I write this as a parent involved with the Boston Public Schools and a former classroom teacher in the Framingham Public Schools, which are two districts where the MCAS graduation requirement has had devastating effects on our students. As a high school teacher, I routinely saw students drop out of school after they did not pass the MCAS exam in 10th grade.

As a father, I hear many stories from fellow parents who have children with special needs or are language learners struggle to pass the MCAS. They have real worries about their children’s futures, if they do not receive a high school diploma.

Based on these experiences, I strongly urge all voters to vote “yes” this fall on Question 2.

First, the MCAS graduation requirement prevents the state from having a more holistic assessment of student learning. The MCAS was designed to measure basic comprehension in literacy, mathematics, and science. Students may be not only proficient, but advanced in other academic areas, such as history/social studies, world languages, art, music, theater, consumer and family sciences, computer science, vocational fields, or business, but if they do not reach an arbitrary MCAS score in only these three subject area tests, they will not receive a diploma. Moreover, the Board of Elementary and Secondary Education recently raised the MCAS score needed for graduation, which means that in the future, a larger number of students will be ineligible for a diploma.

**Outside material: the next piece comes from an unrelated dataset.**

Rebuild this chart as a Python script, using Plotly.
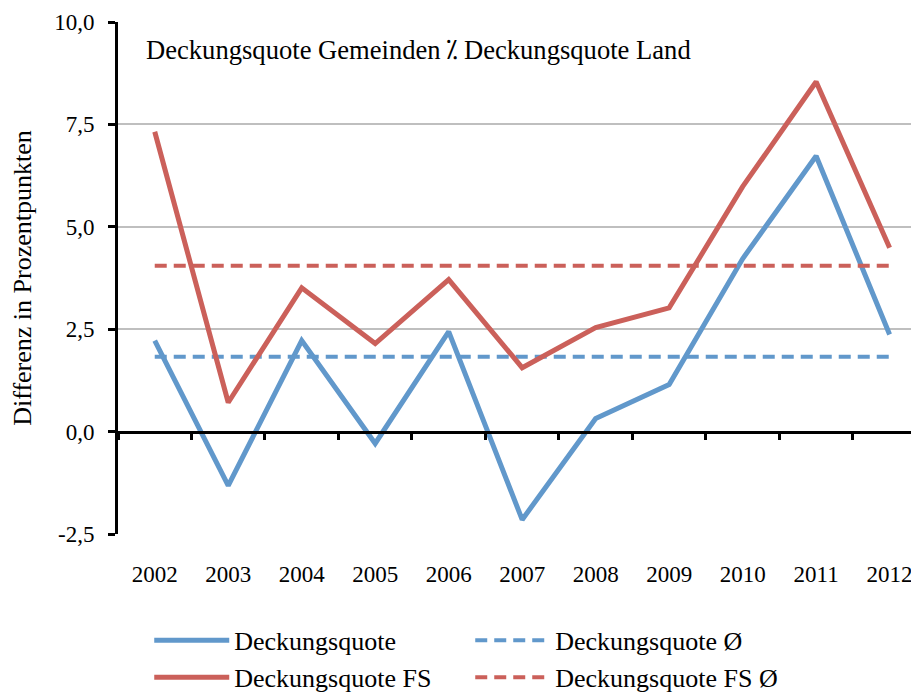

Second, many students have been hurt by the MCAS graduation requirement. Each year, about 800 students do not receive a diploma because they cannot pass the MCAS graduation exam; 85 percent of those students have a disability or are newcomers. Some opponents of Question 2 dismiss this number as “not many.” But even one student who, having completed all graduation requirements at his or her school, does not receive a diploma is one too many. Without a diploma, a student is unable to attend college, join a labor union, or, frankly, work in many professions, which clearly has a major impact on their life opportunities. Students who do not receive a high school diploma are more likely than those who do to be unemployed or incarcerated.

Third, it will allow us to increase education standards across the state. Currently, this one MCAS exam decides if students receive a diploma. If Question 2 passes, the state will likely move to make MassCore (an optional set of graduation requirements) mandatory for all districts; Senate Education Committee chair Jason Lewis plans to submit a bill in January that would do just that (aligning Massachusetts with 42 other states that do not have a graduation exam).

Question 2 opponents claim that without an MCAS graduation requirement, there will be a “different set of requirements for each district,” but that is misleading; all teachers must currently follow the state’s educational standards found in the curriculum frameworks, which are generally seen as a national model.

Massachusetts is only one of eight states that still requires a graduation exam (down from a high of 28 in 2010). Voters need to ask themselves, why? The data are clear that graduation tests do nothing to lift student achievement while raising dropout rates. If this ballot question passes, it would have a positive effect on our state’s public school system, allowing districts to focus more on student improvement than on achieving an arbitrary score on a narrow exam. It will allow schools to better support students who are at risk of dropping out of school. It will allow schools to think more holistically on what students need to be successful after graduation.

A “yes” vote on Question 2 will ensure that all of our students can succeed.

Christopher Martell has been an educator for more than 22 years. He is a resident of Dorchester, a Boston Public Schools parent, a former high school social studies teacher. He now is an associate professor of education at UMass Boston.